The Church of England chaplain only found out by accident that he had been reported to Prevent, explaining afterwards that “being reported as a potential terrorist, extremist and a danger to children are arguably the worst crimes you could be accused of.”
“When I found out that they had reported me without telling me, my mind was blown trying to comprehend it. I had gone to such lengths in the sermon to stress that we must respect one another no matter what, even people we disagree with. I am not ashamed to say that I cried with relief when I was told that the report to Prevent was not going to be taken further,” he told Christian Concern.
“Yet I ended up being told that I had to support everybody else’s beliefs, no matter what, while my Christian beliefs, the Church of England’s beliefs, were blatantly censored.
“During the disciplinary hearing, I was never asked what I thought, they just assumed that I had extreme religious views. I don’t think the Church of England is an extremist organisation.
“I was doing the job I was employed to do. I wasn’t saying anything that I should not have been able to say in any liberal secular institution. Everyone should be free to accept or reject an ideology. Isn’t that what liberal democracy means?

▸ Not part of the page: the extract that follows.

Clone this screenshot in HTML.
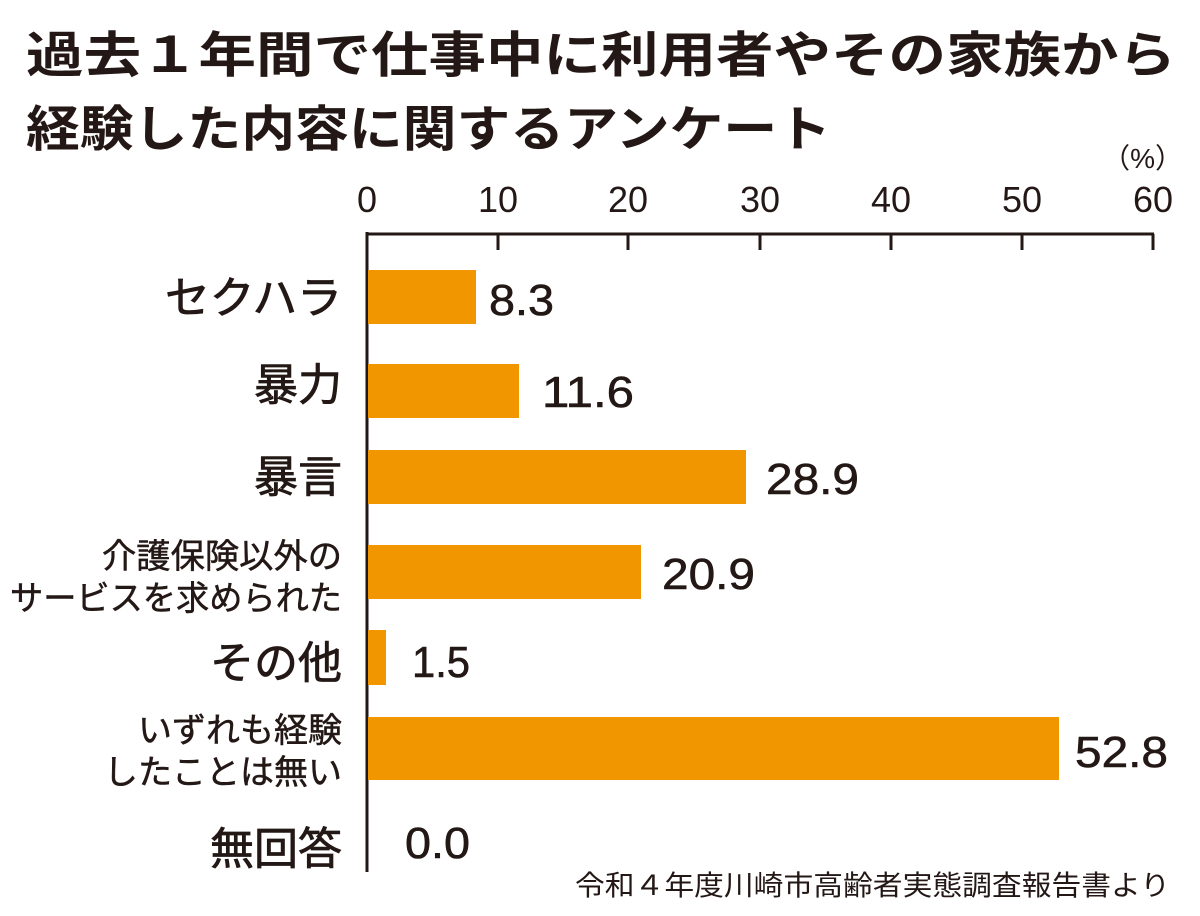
<!DOCTYPE html>
<html><head><meta charset="utf-8"><style>
html,body{margin:0;padding:0;background:#fff;}
svg{display:block}
text{font-family:"Liberation Sans","Noto Sans CJK JP",sans-serif;fill:#231815}
</style></head><body>
<svg width="1200" height="916" viewBox="0 0 1200 916" xmlns="http://www.w3.org/2000/svg">
<text x="26" y="72" font-size="49" font-weight="bold" textLength="1150" lengthAdjust="spacingAndGlyphs">過去１年間で仕事中に利用者やその家族から</text>
<text x="26" y="146" font-size="49" font-weight="bold" textLength="805" lengthAdjust="spacingAndGlyphs">経験した内容に関するアンケート</text>
<text x="1183" y="168" font-size="28" text-anchor="end">（%）</text>
<g font-size="36" text-anchor="middle">
<text x="367" y="212">0</text><text x="498" y="212">10</text><text x="628" y="212">20</text>
<text x="760" y="212">30</text><text x="891" y="212">40</text><text x="1022" y="212">50</text><text x="1153" y="212">60</text>
</g>
<g stroke="#231815" stroke-width="3" fill="none">
<path d="M367 234 H1154 M367 232 V872"/>
<path d="M498 234 V250 M628 234 V250 M760 234 V250 M891 234 V250 M1022 234 V250 M1153 234 V250"/>
</g>
<g fill="#f29600">
<rect x="368" y="270" width="108" height="54"/>
<rect x="368" y="364" width="151" height="54"/>
<rect x="368" y="450" width="378" height="54"/>
<rect x="368" y="545" width="273" height="54"/>
<rect x="368" y="630" width="18" height="55"/>
<rect x="368" y="717" width="691" height="63"/>
</g>
<g font-size="44" text-anchor="end" stroke="#231815" stroke-width="0.8">
<text x="342" y="313" textLength="177" lengthAdjust="spacingAndGlyphs">セクハラ</text>
<text x="342" y="400">暴力</text>
<text x="342" y="492">暴言</text>
<text x="342" y="678">その他</text>
<text x="342" y="864">無回答</text>
</g>
<g font-size="34" text-anchor="end" stroke="#231815" stroke-width="0.5">
<text x="342" y="568" textLength="240" lengthAdjust="spacingAndGlyphs">介護保険以外の</text>
<text x="342" y="610" textLength="332" lengthAdjust="spacingAndGlyphs">サービスを求められた</text>
<text x="342" y="742">いずれも経験</text>
<text x="342" y="784">したことは無い</text>
</g>
<g font-size="44" stroke="#231815" stroke-width="0.6">
<text x="489" y="315" textLength="65" lengthAdjust="spacingAndGlyphs">8.3</text>
<text x="542" y="407" textLength="92" lengthAdjust="spacingAndGlyphs">11.6</text>
<text x="766" y="494" textLength="93" lengthAdjust="spacingAndGlyphs">28.9</text>
<text x="662" y="589" textLength="93" lengthAdjust="spacingAndGlyphs">20.9</text>
<text x="412" y="677" textLength="58" lengthAdjust="spacingAndGlyphs">1.5</text>
<text x="1075" y="767" textLength="93" lengthAdjust="spacingAndGlyphs">52.8</text>
<text x="405" y="858" textLength="65" lengthAdjust="spacingAndGlyphs">0.0</text>
</g>
<text x="1170" y="895" font-size="28" text-anchor="end" textLength="595" lengthAdjust="spacingAndGlyphs">令和４年度川崎市高齢者実態調査報告書より</text>
</svg>
</body></html>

“My story sends a message to other Christians that you are not free to talk about your faith. It seems it is no longer enough to just ‘tolerate’ LGBT ideology. You must accept it without question and no debate is allowed without serious consequences. Someone else will decide what is and what isn’t acceptable, and suddenly you can become an outcast, possibly for the rest of your life.
“I 100% see what has happened to me in Orwellian terms. Truth matters, but increasingly powerful groups in our society do not care about the truth.
“My career and life are in tatters. I believe that if this is the Cross that I have to carry to help prevent others from experiencing the same as me, I have no choice but to pursue justice.”
The case is expected to be heard East Midlands Employment Tribunal from 14 June 2021.